FRACASAR EN EL INTENTO

Me parece que el único auténtico fracasado es el que nunca emprende nada. No atreverse  a ejecutar una faena porque uno piensa que no tiene la capacidad necesaria, o no sabe lo suficiente, todavía podría ser excusable. Pero, no acometer tarea alguna, no lanzarse a ninguna aventura,  por miedo a la decepción, es un acto de cobardía y la  peor derrota que puede haber.               
     Es verdad que todos nos aferramos a cualquier fibra de autoestima y auto confianza que podamos tener, y evitamos situaciones y empresas que puedan ponernos en peligro de fallar, perdiendo así el asidero que tenemos en la vida. Evitamos iniciar una nueva relación amorosa; entablar conversación con extraños; embarcarnos en un viaje a un lugar distante y distinto; escribir esa canción, ese poema, ese cuento, esa novela que desde hace tiempo traemos dándonos vueltas en la cabeza; pintar ese cuadro, antes de que se borre de nuestra memoria. No lo hacemos porque pensamos que el resultado final será mediocre. Y si lo hacemos, lo ocultamos, avergonzados, de los ojos ajenos, temerosos de que pongan en evidencia nuestra falta de talento. ¡Qué arrogancia! Como si acaso fuéramos Kafka o Dickinson. Es un desacierto imperdonable.
     Todos estamos condenados a muerte, y no tenemos nada que perder. El propósito y utilidad de la vida estriban en consumir nuestras habilidades para el mejoramiento de nuestra existencia  y la de los demás.  ¿Cómo? Haciendo, produciendo, dando, y dándonos. Y de esa manera, cuando lleguemos al final del camino, tener la satisfacción de que no desperdiciamos la oportunidad que se nos dio de pasar por este mundo.               

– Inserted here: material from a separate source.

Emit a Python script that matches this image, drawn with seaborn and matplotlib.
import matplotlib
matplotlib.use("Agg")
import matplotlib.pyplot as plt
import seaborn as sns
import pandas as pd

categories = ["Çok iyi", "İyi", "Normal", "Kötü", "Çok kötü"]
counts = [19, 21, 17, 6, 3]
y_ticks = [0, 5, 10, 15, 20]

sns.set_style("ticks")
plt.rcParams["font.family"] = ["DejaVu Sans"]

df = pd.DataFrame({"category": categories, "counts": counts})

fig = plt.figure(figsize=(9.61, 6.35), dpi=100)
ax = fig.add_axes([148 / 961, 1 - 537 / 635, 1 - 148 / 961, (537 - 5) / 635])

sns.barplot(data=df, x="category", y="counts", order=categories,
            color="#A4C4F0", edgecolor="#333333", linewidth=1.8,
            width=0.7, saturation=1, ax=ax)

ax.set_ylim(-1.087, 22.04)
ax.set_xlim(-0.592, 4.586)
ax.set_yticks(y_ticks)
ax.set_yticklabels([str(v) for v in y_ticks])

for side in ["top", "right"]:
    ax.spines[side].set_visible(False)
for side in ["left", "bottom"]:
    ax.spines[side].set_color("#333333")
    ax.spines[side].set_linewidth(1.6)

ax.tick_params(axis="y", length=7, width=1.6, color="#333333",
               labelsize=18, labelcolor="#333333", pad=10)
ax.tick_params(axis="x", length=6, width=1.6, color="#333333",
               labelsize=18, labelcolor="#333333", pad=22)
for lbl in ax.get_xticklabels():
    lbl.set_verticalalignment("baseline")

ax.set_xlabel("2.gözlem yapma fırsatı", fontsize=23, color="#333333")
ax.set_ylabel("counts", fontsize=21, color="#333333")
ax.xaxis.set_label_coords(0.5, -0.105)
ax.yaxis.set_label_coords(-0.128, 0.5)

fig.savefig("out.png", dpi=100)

     ¿Por qué no decirle la verdad a la muchacha que trabaja en la librería? Que el propósito de las horas que paso en el establecimiento, no sólo es buscar y encontrar, como un explorador, el nuevo libro que cautivará mi imaginación, y que durante las próximas semanas llenará mis horas de tedio y miedo con un impulso positivo; sino también darme la oportunidad de observarla, con impunidad, escondido tras los anaqueles, inseguro de cuál maravilla es más grande: el libro que tengo en las manos, o la cara de preocupación que ella pone en los momentos que en que no hay ningún cliente que atender.      
     Me llené de miedo ante la posibilidad de conocer a Luisa, porque sabía que inevitablemente le mostraría mi novela, la que hace ya algún tiempo escribí, la que he mantenido en secreto absoluto, por miedo a que me digan que es mediocre, pero deseando al mismo tiempo, de manera morbosa, que la lean, y me digan que es una pila de basura.  Masoquismo tal vez, pero también, liberación del miedo. La tiraría en el cesto de basura, no lo intentaría otra vez, y, asunto concluido.     
     Luisa me dijo que de los diecisiete capítulos de mi novela, seis valen la pena, y el resto no sirve para nada, y me mostró por qué. También me dijo que tengo potencial, si me dedico al oficio.      
     Un efecto secundario de ese encuentro tan temido fue que Luisa me introdujo al mundo de Marguerite Yourcenar. L’Oeuvre au noir está siendo una lectura interesantísima, y Zenón corre el riesgo de convertirse en uno de mis héroes de la literatura.     
     Todas las personas que pasan por mi vida dejan huellas; unas le suman, otras le restan. Me alegro de no haber cedido al miedo. A penas unos días de haberla conocido, y ya siento que mi vida es más rica. El miedo es una vaina que da rabia.